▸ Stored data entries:
----------

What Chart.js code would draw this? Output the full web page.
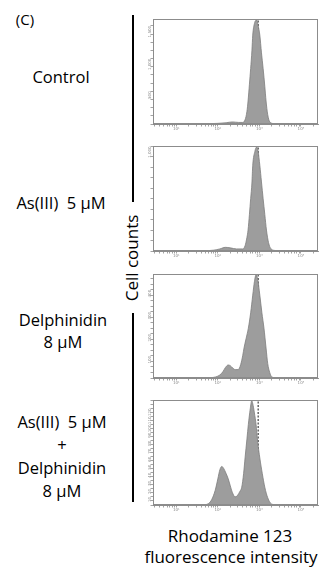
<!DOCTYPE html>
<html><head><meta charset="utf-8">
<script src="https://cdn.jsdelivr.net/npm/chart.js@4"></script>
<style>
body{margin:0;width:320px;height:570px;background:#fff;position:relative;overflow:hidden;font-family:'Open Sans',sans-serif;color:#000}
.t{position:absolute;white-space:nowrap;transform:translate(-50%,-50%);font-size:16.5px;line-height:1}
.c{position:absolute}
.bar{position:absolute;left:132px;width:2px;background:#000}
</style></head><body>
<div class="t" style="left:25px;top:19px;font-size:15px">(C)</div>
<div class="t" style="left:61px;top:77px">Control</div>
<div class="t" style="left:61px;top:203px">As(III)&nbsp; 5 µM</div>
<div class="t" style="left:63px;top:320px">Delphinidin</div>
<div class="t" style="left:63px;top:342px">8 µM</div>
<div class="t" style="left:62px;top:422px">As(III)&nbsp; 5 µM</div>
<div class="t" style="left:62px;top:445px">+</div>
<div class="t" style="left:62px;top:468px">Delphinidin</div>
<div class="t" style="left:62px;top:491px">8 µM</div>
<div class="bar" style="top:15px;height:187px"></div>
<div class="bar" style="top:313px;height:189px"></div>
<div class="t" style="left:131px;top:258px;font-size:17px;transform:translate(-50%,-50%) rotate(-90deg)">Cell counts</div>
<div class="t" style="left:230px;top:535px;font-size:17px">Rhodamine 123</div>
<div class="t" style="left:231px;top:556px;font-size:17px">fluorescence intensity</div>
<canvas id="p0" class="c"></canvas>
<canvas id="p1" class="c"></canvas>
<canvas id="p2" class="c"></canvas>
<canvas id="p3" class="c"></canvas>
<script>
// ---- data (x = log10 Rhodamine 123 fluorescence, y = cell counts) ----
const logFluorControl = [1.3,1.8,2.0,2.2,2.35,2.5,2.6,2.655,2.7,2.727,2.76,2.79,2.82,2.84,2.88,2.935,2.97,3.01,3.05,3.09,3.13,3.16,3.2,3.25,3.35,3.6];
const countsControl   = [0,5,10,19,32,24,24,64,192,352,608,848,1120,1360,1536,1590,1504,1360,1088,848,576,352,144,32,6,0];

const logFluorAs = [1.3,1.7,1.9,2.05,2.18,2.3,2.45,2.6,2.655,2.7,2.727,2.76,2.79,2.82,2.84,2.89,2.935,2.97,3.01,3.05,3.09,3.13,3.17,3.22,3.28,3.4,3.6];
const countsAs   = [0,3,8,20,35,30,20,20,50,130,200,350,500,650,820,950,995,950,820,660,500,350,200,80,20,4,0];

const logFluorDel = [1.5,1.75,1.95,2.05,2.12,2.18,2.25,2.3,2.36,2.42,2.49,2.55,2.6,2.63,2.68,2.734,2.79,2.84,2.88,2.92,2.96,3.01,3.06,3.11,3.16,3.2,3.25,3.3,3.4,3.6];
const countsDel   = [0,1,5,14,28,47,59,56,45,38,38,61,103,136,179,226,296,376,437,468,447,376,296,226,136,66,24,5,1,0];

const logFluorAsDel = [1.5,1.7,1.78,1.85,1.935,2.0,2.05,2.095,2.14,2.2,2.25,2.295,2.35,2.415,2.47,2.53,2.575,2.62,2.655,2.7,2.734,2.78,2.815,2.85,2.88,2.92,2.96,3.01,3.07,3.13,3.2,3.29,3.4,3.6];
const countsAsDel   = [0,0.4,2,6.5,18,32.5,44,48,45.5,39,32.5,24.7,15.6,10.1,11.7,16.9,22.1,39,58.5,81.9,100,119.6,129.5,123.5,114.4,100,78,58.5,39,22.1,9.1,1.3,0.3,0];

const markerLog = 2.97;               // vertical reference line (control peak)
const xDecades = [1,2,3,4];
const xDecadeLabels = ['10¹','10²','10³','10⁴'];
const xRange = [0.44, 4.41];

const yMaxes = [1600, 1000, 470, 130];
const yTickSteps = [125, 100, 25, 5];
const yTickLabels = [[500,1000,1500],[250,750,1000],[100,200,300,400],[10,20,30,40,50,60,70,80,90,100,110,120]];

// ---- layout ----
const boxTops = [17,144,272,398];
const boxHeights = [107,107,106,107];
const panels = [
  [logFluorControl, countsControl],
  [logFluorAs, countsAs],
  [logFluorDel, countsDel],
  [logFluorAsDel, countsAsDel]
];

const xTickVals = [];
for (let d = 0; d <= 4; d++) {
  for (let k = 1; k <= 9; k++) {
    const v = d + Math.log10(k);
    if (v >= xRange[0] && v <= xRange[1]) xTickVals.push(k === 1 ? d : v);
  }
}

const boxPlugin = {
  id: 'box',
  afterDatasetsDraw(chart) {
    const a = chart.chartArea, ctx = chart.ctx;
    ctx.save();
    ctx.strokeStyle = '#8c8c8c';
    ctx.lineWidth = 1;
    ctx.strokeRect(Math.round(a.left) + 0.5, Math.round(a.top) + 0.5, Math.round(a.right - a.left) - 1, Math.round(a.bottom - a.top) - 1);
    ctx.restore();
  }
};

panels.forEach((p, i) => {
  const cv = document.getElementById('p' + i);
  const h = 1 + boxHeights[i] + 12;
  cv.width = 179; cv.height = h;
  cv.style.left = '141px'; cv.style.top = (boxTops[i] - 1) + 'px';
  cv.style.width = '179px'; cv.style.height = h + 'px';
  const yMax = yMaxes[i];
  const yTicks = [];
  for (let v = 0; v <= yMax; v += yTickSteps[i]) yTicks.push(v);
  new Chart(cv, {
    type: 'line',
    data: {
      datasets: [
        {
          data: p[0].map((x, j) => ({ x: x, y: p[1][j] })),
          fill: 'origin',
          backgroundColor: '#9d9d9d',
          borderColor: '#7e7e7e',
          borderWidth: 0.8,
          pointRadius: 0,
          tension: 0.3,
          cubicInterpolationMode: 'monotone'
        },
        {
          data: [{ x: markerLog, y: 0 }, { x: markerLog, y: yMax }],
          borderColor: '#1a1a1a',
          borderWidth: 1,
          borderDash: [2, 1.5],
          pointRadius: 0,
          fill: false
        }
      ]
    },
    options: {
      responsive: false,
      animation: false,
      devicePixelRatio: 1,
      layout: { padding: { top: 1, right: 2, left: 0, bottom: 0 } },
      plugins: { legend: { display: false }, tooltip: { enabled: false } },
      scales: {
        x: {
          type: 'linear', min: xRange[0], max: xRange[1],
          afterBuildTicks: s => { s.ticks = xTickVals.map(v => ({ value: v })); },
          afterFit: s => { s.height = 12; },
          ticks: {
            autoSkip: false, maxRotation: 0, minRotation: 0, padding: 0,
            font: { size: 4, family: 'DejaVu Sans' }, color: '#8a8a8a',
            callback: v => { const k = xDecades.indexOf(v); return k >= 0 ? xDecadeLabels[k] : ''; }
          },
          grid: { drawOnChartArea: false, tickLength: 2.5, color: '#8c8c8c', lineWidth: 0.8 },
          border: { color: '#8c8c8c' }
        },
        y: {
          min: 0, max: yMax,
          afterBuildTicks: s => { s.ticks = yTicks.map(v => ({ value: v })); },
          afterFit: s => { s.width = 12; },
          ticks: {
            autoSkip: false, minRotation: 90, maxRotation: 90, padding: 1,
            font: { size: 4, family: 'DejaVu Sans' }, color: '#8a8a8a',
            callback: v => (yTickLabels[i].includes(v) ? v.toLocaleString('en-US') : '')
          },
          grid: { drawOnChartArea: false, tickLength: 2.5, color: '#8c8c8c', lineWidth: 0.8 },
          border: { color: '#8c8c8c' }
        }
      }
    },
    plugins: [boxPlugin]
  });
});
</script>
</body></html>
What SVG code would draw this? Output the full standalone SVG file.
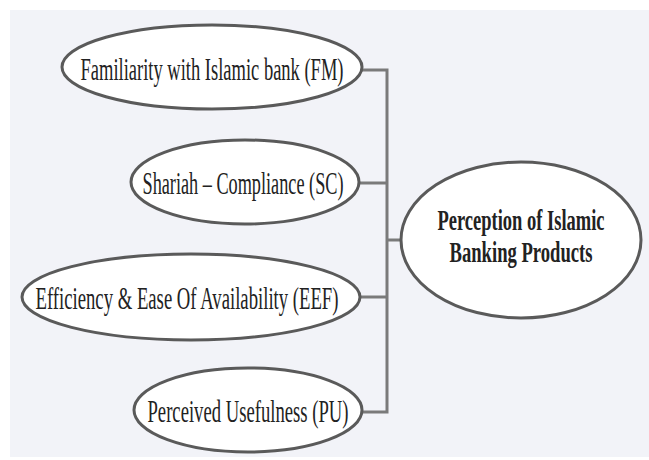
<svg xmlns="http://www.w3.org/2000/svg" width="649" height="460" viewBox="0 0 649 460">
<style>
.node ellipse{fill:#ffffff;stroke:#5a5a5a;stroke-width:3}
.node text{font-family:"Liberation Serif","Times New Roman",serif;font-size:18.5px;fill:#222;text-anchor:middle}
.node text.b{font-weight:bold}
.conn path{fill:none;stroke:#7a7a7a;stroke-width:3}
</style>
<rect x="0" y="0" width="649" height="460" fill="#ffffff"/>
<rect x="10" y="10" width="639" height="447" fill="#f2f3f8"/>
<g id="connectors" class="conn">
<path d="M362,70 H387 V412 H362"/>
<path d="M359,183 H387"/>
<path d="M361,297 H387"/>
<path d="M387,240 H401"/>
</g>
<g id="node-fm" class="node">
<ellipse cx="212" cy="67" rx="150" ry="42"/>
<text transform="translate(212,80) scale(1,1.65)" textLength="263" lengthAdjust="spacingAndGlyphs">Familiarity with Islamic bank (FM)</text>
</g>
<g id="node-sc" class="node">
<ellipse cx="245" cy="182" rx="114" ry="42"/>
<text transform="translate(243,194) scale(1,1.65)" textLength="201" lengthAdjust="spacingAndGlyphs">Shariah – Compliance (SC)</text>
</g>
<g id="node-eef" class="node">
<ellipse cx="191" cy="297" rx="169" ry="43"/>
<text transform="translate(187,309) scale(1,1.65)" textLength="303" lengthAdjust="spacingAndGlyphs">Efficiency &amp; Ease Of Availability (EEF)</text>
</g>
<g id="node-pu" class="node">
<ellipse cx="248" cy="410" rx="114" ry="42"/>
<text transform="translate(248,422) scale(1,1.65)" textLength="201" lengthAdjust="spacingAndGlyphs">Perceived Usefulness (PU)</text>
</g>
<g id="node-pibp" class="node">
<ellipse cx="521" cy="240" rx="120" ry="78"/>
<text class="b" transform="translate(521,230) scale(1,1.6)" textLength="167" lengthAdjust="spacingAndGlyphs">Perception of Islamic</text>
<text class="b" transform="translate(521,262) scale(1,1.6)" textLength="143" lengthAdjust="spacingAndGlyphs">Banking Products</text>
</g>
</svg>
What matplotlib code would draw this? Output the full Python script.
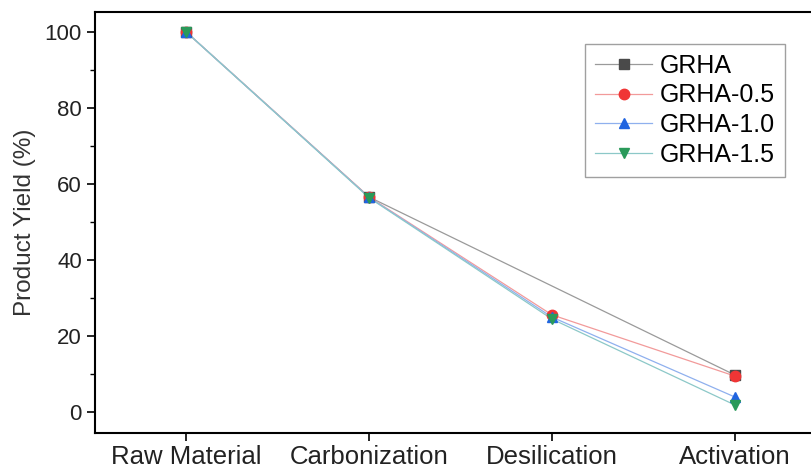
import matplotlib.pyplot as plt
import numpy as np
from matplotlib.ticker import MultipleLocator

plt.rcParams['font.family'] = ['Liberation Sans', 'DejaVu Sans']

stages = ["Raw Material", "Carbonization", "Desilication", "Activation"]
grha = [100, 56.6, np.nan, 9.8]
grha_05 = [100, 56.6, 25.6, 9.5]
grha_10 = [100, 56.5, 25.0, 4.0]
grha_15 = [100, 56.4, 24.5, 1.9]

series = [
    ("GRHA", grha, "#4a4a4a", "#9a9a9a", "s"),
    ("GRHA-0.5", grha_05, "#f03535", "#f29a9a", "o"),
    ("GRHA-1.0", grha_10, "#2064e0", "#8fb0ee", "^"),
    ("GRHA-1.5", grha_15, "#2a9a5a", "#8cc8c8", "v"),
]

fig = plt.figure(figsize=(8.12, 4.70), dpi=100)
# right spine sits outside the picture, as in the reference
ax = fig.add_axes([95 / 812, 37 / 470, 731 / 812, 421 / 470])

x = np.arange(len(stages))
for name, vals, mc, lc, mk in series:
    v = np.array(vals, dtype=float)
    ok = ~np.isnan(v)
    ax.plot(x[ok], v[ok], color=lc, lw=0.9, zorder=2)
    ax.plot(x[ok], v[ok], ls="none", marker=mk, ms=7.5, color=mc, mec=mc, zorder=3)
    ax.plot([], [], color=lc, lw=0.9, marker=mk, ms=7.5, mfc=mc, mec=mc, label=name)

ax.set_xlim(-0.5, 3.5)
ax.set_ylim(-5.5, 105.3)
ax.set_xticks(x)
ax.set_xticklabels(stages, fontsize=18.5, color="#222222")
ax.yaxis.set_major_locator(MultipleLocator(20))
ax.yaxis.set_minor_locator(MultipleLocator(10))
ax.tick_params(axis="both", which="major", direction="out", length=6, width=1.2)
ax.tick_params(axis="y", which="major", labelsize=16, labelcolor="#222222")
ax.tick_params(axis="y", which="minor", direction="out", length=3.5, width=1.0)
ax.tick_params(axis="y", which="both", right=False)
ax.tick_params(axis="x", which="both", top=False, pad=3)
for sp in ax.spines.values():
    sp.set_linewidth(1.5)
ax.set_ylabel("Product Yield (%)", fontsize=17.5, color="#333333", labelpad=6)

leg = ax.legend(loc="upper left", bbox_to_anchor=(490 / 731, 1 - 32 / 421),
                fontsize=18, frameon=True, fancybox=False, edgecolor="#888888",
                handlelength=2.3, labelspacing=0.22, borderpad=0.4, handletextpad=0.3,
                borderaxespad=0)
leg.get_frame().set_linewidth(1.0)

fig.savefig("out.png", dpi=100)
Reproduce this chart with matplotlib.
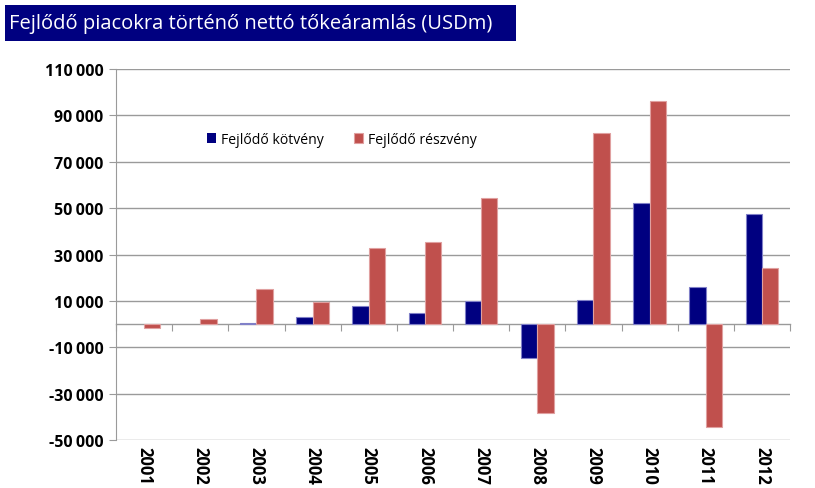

----------

Search the records for the word "full". Copy every line that has it.

What Chart.js code would draw this? Output the full web page.
What SVG code would draw this? Output the full standalone SVG file.
What matplotlib code would draw this? Output the full Python script.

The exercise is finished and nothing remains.